Estonian education during the Soviet occupation

It is estimated that during the 1940s and 1950s, Estonians lost approximately one fifth of their population through the dead of the Second World War, those who fled to the West from the Soviet regime, and the deported and murdered in the course of the Stalinist repression. These losses largely involved the educated classes who had become established over the brief period of independence. Those who remained were compelled to adopt some kind of survival strategy, and it may be assumed that the experience of history, obtained over centuries under alien occupations, was of at least some use.

Strange as it may seem, a few things in education actually improved, especially its accessibility. The main reasons for this were the needs of industry, particularly the military industry. In 1949, an obligatory 7-year education was established, which, between 1958 and 1963, became an 8-year education. According to statistics, all post-war generations, almost without exception, acquired basic education. The proportion of those who continued their education at a secondary or vocational school witnessed a steady increase. This process was proclaimed a law with the establishing of general secondary education in the 1970s. As a result, in the early 1980s, 99 per cent of 18-year-olds had acquired secondary education (secondary and vocational secondary education taken together, either at daily or evening school, or by distance learning).

Estonia, like other Baltic countries, managed to retain their mother-tongue higher education, although new Russian-language courses had to be set up at all university departments with the increase of the Russian population. Already in the mid-1950s, the number of students exceeded 10 000. Comparing this with the total of Tartu University graduates (5751) between 1919 and 1939, the number of highly educated young people showed a considerable increase. Free and easily accessible education was bearing fruit.

Although the Soviet educational policy was egalitarian, not to say equalising and levelling, selective mechanisms were very much operating here as well. The descendants of the intellectual elite of the independence period whose ‘papers failed to meet the requirements’, had a limited chance to acquire higher education during Stalinist times. Those formerly of lower social standing were now granted various privileges. During the so-called Khrushchev’s Thaw in the late 1950s — early 1960s the direct political pressure somewhat lessened, but the inner selective mechanisms of education began functioning the more intensely.
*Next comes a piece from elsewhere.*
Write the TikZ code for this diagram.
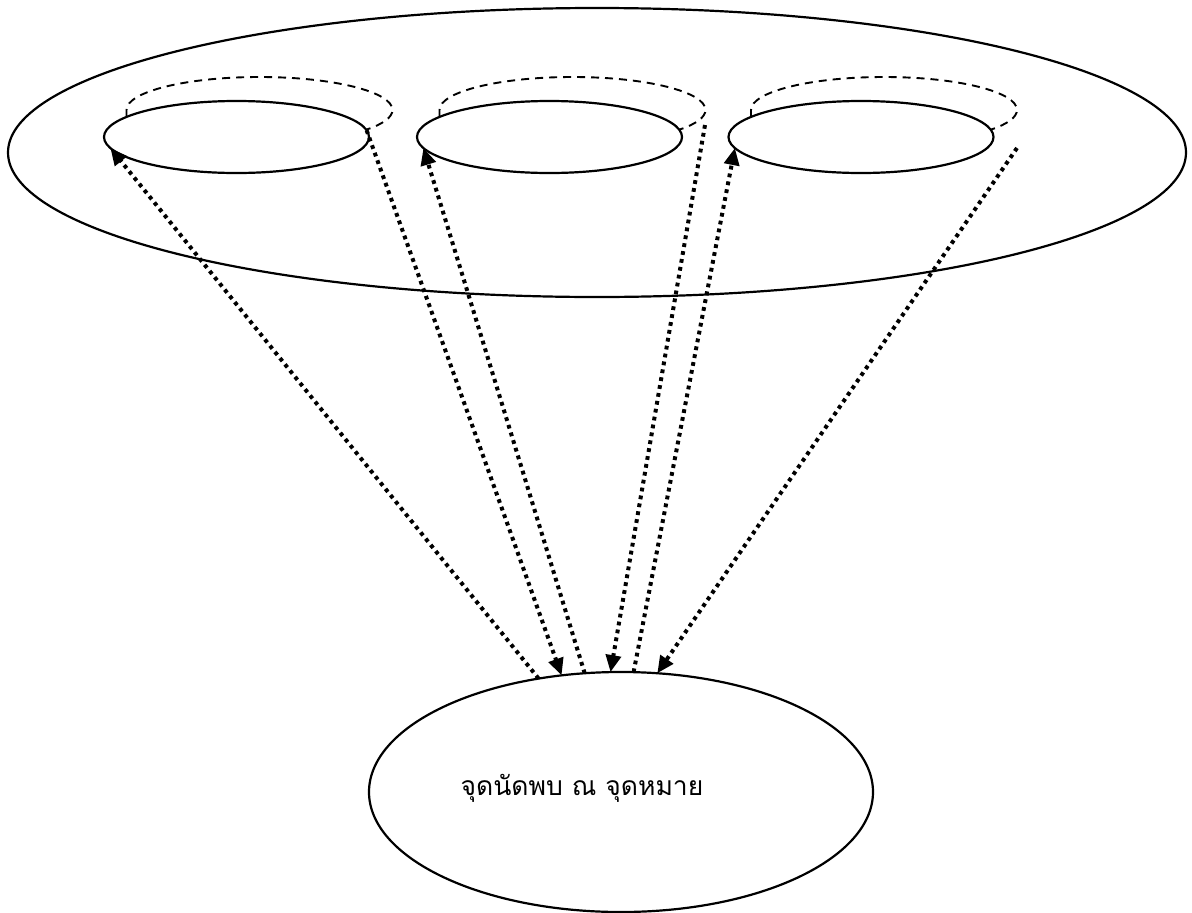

In the 1960s, secondary education as such provided a chance to ascend to the social elite; the lack of it, on the other hand, meant a decisive reduction in further educational or other kinds of opportunities. In 1960, of those possessing a secondary education diploma, about 40 per cent proceeded to institutions of higher education; in 1970 it was 43 per cent. By the early 1980s, when the transition to universal secondary education was fully achieved, a certificate to prove completion of secondary education was no longer sufficient to gain entry to higher education. Entrance to institutions of higher education was just as restricted as had been before. Young people now fell into different categories according to the type of secondary education they had received: those who could continue at the same school after obtaining their basic education, found themselves in a much better position than those who were compelled to change schools. Further studies increasingly depended on whether the school was in a larger city or in a smaller provincial town.

Regarding the chances of going on to further study, vocational school was practically a dead end. Social class played an ever-growing part in whether young people chose secondary or vocational school at age 15. At secondary schools, the children of white-collar workers with higher or secondary vocational education clearly predominated. Upper secondary (gymnasium) and secondary-vocational education not related to industrial production (schools of music, education, medicine), thus functioned as a mechanism of generating specialists, whereas vocational schools added to the ranks of the working class.

The deepest divide between young people was caused by the type of upper secondary school they attended: schools specialising in an academic subject (e.g. languages or science) were primarily oriented to those who wished to continue at universities, and most of them — over twice more than ordinary school leavers — were successful. It should be mentioned here that in the main, children started in such schools from year one (completing their basic education and secondary education in the same school). For young people with secondary education facing further choices, of most importance, therefore was the kind of class in the kind of school their parents had managed to get them accepted in the first place.